Iowa Democratic Party leader Troy Price issued this statement during the afternoon of May 24:
“The Iowa Democratic Party has always been and will always be a place where everyone is welcome and included in the process of making our state and country a better place. Standing up for those who have been marginalized, forgotten, or ignored is a core value of the Democratic Party, as such, we as a community have a special obligation to strongly condemn every incident of sexual harassment, particularly when it occurs within our own party.
I admire those who had the courage to step forward, and I believe Senator Boulton did the right thing by suspending his campaign. We hope that he will prioritize the values of the Iowa Democratic Party, and every Democrat we represent, as he makes his decision about his future. Whatever decision he makes, we support a full and thorough investigation by the Iowa Senate into this matter.

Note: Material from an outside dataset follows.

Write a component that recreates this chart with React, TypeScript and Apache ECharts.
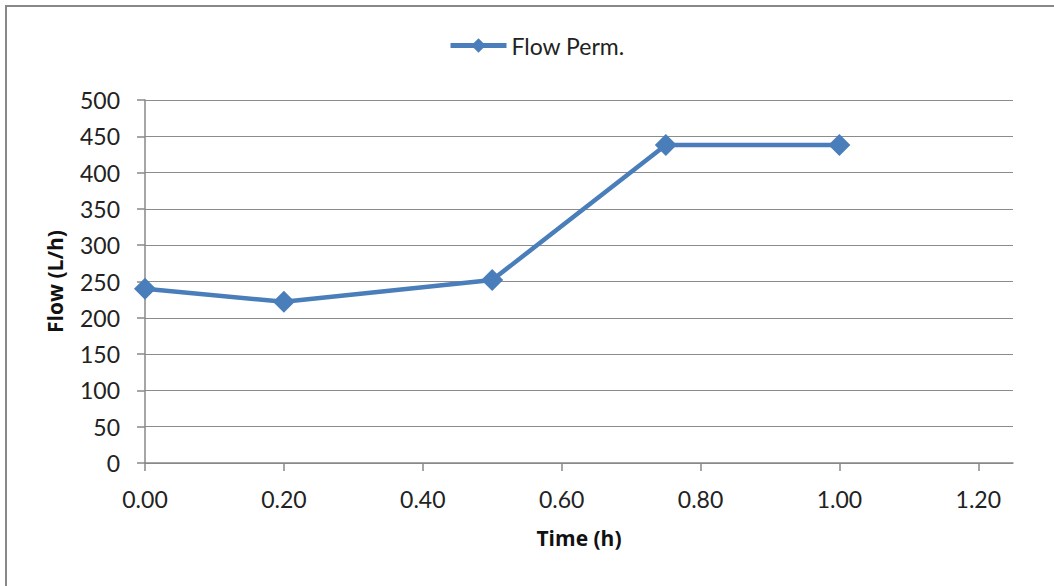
import React, { useEffect, useRef } from "react";
import * as echarts from "echarts";

const seriesName = "Flow Perm.";
const timeH = [0, 0.2, 0.5, 0.75, 1.0];
const flowLh = [240, 222, 252, 438, 438];
const xTicks = [0, 0.2, 0.4, 0.6, 0.8, 1.0, 1.2];
const yTicks = [0, 50, 100, 150, 200, 250, 300, 350, 400, 450, 500];
const xTitle = "Time (h)";
const yTitle = "Flow (L/h)";

const FONT = "Lato, 'Open Sans', sans-serif";
const TITLE_FONT = "'Open Sans', Lato, sans-serif";
const BLUE = "#4a7ebb";

export default function App() {
  const ref = useRef<HTMLDivElement>(null);
  useEffect(() => {
    if (!ref.current) return;
    const chart = echarts.init(ref.current, null, { renderer: "svg" });
    chart.setOption({
      animation: false,
      backgroundColor: "#ffffff",
      graphic: [
        {
          type: "rect",
          shape: { x: 6, y: 6, width: 1100, height: 700 },
          style: { fill: "none", stroke: "#888888", lineWidth: 2 },
          silent: true,
        },
      ],
      legend: {
        data: [seriesName],
        left: 443,
        top: 29,
        itemWidth: 56,
        itemHeight: 18,
        itemGap: 6,
        lineStyle: { width: 5 },
        textStyle: { fontFamily: FONT, fontSize: 23, color: "#222" },
      },
      grid: { left: 145, right: 41, top: 100, bottom: 123, containLabel: false },
      xAxis: {
        type: "value",
        min: 0,
        max: 1.25,
        name: xTitle,
        nameLocation: "middle",
        nameGap: 64,
        nameTextStyle: { fontFamily: TITLE_FONT, fontSize: 21, fontWeight: "bold", color: "#111" },
        axisLine: { show: true, lineStyle: { color: "#888", width: 1.5 } },
        axisTick: { show: true, length: 8, customValues: xTicks, lineStyle: { color: "#888", width: 1.5 } },
        axisLabel: {
          customValues: xTicks,
          formatter: (v: number) => v.toFixed(2),
          margin: 24,
          fontFamily: FONT,
          fontSize: 23,
          color: "#222",
        },
        splitLine: { show: false },
      },
      yAxis: {
        type: "value",
        min: 0,
        max: 500,
        interval: 50,
        name: yTitle,
        nameLocation: "middle",
        nameGap: 80,
        nameTextStyle: { fontFamily: TITLE_FONT, fontSize: 21, fontWeight: "bold", color: "#111" },
        axisLine: { show: true, lineStyle: { color: "#888", width: 1.5 } },
        axisTick: { show: true, length: 8, customValues: yTicks, lineStyle: { color: "#888", width: 1.5 } },
        axisLabel: {
          customValues: yTicks,
          margin: 25,
          fontFamily: FONT,
          fontSize: 23,
          color: "#222",
        },
        splitLine: { show: true, lineStyle: { color: "#8c8c8c", width: 1.2 } },
      },
      series: [
        {
          name: seriesName,
          type: "line",
          data: timeH.map((t, i) => [t, flowLh[i]]),
          symbol: "diamond",
          symbolSize: 22,
          lineStyle: { color: BLUE, width: 4.5 },
          itemStyle: { color: BLUE },
        },
      ],
    });
    return () => chart.dispose();
  }, []);
  return (
    <div
      ref={ref}
      style={{ position: "fixed", left: 0, top: 0, width: 1054, height: 586, background: "#fff" }}
    />
  );
}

We can and must do better.
This is not the end of the conversation. We firmly believe that the events of the last 24 hours are a step towards creating the social change we so desperately need; but, it won’t happen without folks like you stepping up to be part of the solution. Please help us move forward.

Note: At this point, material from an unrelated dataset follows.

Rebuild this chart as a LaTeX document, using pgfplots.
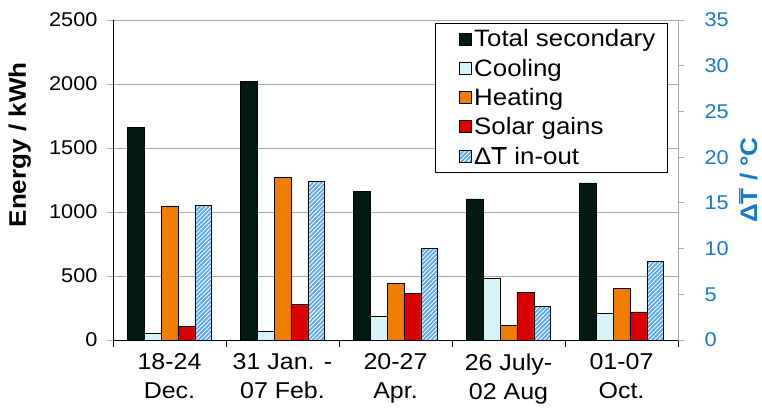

Our doors and our ears are open: http://iowademocrats.org/contact/.”
Resources for Survivors of Sexual Harassment (h/t Feminist Majority Foundation):
9 to 5: National Association of Working Women
Equal Employment Opportunity Commission
Equal Rights Advocates
24 HR line: 415-621-0505
Mexican American Legal Defense and Education Fund (MALDEF)
National Women’s Law Center
U.S. Department of Labor Women’s Bureau
Iowa Sexual Abuse Hotline
Iowa Victim Service Call Center
Senator Joe Bolkcom, also an early endorser of Boulton for governor, posted on Facebook May 29,
As a supporter, colleague and friend of Senator Nate Boulton I was extremely
disappointed and saddened to learn of his alleged sexual misconduct.
Sexual harassment is unacceptable. Sexual harassment should not be tolerated by anyone in any setting.
I agree with Senate Democratic leader Janet Petersen and my constituents that have contacted me to call for Senator Boulton to step down from the Iowa Senate.